Two nights ago, while watching Obama’s address to the nation, hearing the cheers from outside the White House broadcasted on TV, I waited for the feeling again. Twitter and Facebook exploded with virtual high fives and proclamations of victory. I’m not for celebrating someone’s death, but this was different. And I understood what the situation meant. It was like every ghost from 9-11 breathed a sigh of closure. Of course, it’s not over, but it’s one step. Samir and I smiled, knowing that while sitting on our couch late that Sunday night, we witnessed history. I looked forward to the following day, expecting the same as before.
But as the minutes rolled on and night turned to day, the excitement turned to cynicism and questions. That unifying sense of pride was dashed, and instead the Internet was a hodgepodge of ideas and beliefs and doubts and concerns. It’s impossible for happiness to last long, it seems. And I’m not saying people should be happy over death – people should feel as they wish – however, I expected so much more. Over time, the United States became less united, and more pieced apart. Each side clinging to its beliefs, not wanting to compromise. Sadly, only death brought the country together, and this time, not even that seemed to work.
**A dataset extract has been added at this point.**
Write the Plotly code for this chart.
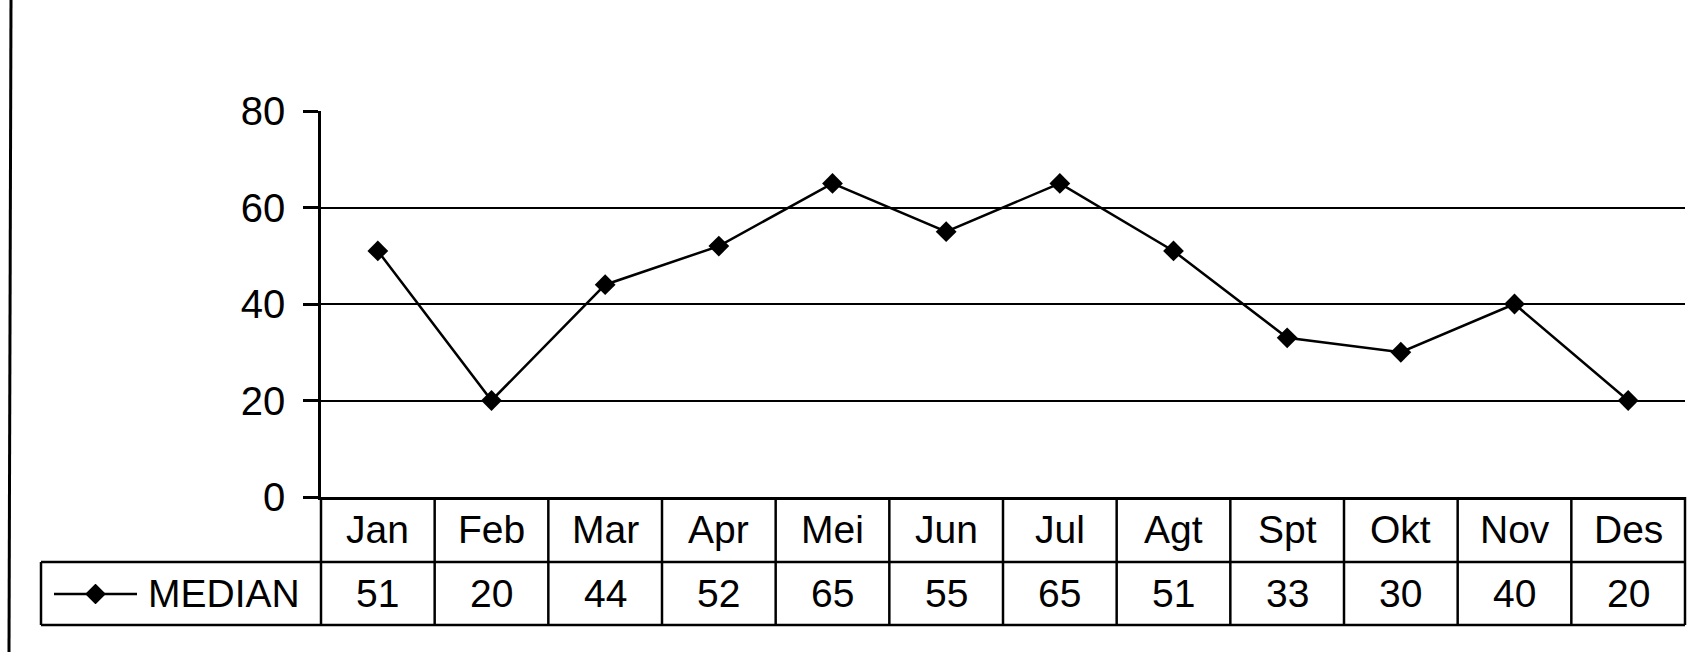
import plotly.graph_objects as go

months = ["Jan", "Feb", "Mar", "Apr", "Mei", "Jun", "Jul", "Agt", "Spt", "Okt", "Nov", "Des"]
median = [51, 20, 44, 52, 65, 55, 65, 51, 33, 30, 40, 20]
y_ticks = [0, 20, 40, 60, 80]
grid_vals = [20, 40, 60]
series_name = "MEDIAN"

W, H = 1705, 652
FONT = "Liberation Sans, Arial, sans-serif"

def px(x):
    return x / W

def py(y):
    return 1 - y / H

# plot area in pixels
PL, PR, PT, PB = 321, 1685, 111, 497
ROW1_B, ROW2_B = 562, 625
TAB_L = 41

fig = go.Figure()
fig.add_trace(go.Scatter(
    x=months, y=median, mode="lines+markers",
    line=dict(color="black", width=2.5),
    marker=dict(symbol="diamond", size=16, color="black"),
    showlegend=False, xaxis="x", yaxis="y",
))
# legend glyph in the table's first cell
fig.add_trace(go.Scatter(
    x=[0, 1], y=[0, 0], mode="lines",
    line=dict(color="black", width=2.5),
    showlegend=False, xaxis="x3", yaxis="y3", hoverinfo="skip",
))
fig.add_trace(go.Scatter(
    x=[0.5], y=[0], mode="markers",
    marker=dict(symbol="diamond", size=16, color="black"),
    showlegend=False, xaxis="x3", yaxis="y3", hoverinfo="skip",
))

shapes = []
n = len(months)
lw = 2.5
# vertical separators of the table
for i in range(n + 1):
    shapes.append(dict(type="line", xref="x domain", yref="paper",
                       x0=i / n, x1=i / n, y0=py(PB), y1=py(ROW2_B),
                       line=dict(color="black", width=lw)))
# horizontal table lines
shapes.append(dict(type="line", xref="paper", yref="paper",
                   x0=px(TAB_L), x1=px(PR), y0=py(ROW1_B), y1=py(ROW1_B),
                   line=dict(color="black", width=lw)))
shapes.append(dict(type="line", xref="paper", yref="paper",
                   x0=px(TAB_L), x1=px(PR), y0=py(ROW2_B), y1=py(ROW2_B),
                   line=dict(color="black", width=lw)))
shapes.append(dict(type="line", xref="paper", yref="paper",
                   x0=px(TAB_L), x1=px(TAB_L), y0=py(ROW1_B), y1=py(ROW2_B),
                   line=dict(color="black", width=lw)))
# page left border line
shapes.append(dict(type="line", xref="paper", yref="paper",
                   x0=px(11), x1=px(9), y0=1, y1=0,
                   line=dict(color="black", width=3)))

annotations = []
for m, v in zip(months, median):
    annotations.append(dict(x=m, xref="x", y=py((PB + ROW1_B) / 2), yref="paper",
                            text=m, showarrow=False, xanchor="center", yanchor="middle",
                            font=dict(family=FONT, size=39, color="black")))
    annotations.append(dict(x=m, xref="x", y=py((ROW1_B + ROW2_B) / 2), yref="paper",
                            text=str(v), showarrow=False, xanchor="center", yanchor="middle",
                            font=dict(family=FONT, size=39, color="black")))
annotations.append(dict(x=px(146), xref="paper", y=py((ROW1_B + ROW2_B) / 2), yref="paper",
                        text=series_name, showarrow=False, xanchor="left", yanchor="middle",
                        font=dict(family=FONT, size=39, color="black")))

fig.update_layout(
    width=W, height=H,
    margin=dict(l=0, r=0, t=0, b=0),
    paper_bgcolor="white", plot_bgcolor="rgba(0,0,0,0)",
    showlegend=False,
    xaxis=dict(domain=[px(PL), px(PR)], type="category", range=[-0.5, n - 0.5],
               showticklabels=False, ticks="", showgrid=False, zeroline=False,
               showline=True, linecolor="black", linewidth=lw, automargin=False,
               fixedrange=True),
    yaxis=dict(domain=[py(PB), py(PT)], range=[0, 80], tickvals=y_ticks,
               ticks="outside", ticklen=15, tickwidth=lw, tickcolor="black",
               showgrid=False, zeroline=False, showline=True, linecolor="black",
               linewidth=lw, ticklabelstandoff=10, automargin=False,
               tickfont=dict(family=FONT, size=40, color="black")),
    yaxis2=dict(domain=[py(PB), py(PT)], range=[0, 80], overlaying="y",
                tickvals=grid_vals, showticklabels=False, ticks="",
                showgrid=True, gridcolor="black", gridwidth=2.2, zeroline=False,
                showline=False, automargin=False),
    xaxis3=dict(domain=[px(54), px(137)], range=[0, 1], visible=False, anchor="y3"),
    yaxis3=dict(domain=[py(604), py(584)], range=[-1, 1], visible=False, anchor="x3"),
    shapes=shapes,
    annotations=annotations,
)
# attach an invisible trace to yaxis2 so its grid renders
fig.add_trace(go.Scatter(x=[months[0]], y=[0], mode="markers", marker=dict(opacity=0),
                         xaxis="x", yaxis="y2", showlegend=False, hoverinfo="skip"))

fig.write_html("out.html")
Much like the country, my friendship with Kaitlin separated over time, but never over unfriendly terms. We shared too much for that. But after witnessing what happened Sunday, I felt the need to message her, say hello. Because if death brought us together – why couldn’t it do it again.
And while I can’t change the world with a message, or even a blog post, I can hope to feel a moment when everyone is together once again, this time not brought upon by something horrific, but by something good. When red and blue make purple, and borders come down only to reveal billions of people all on the same team. It won’t happen, I know, but I can always hope, right?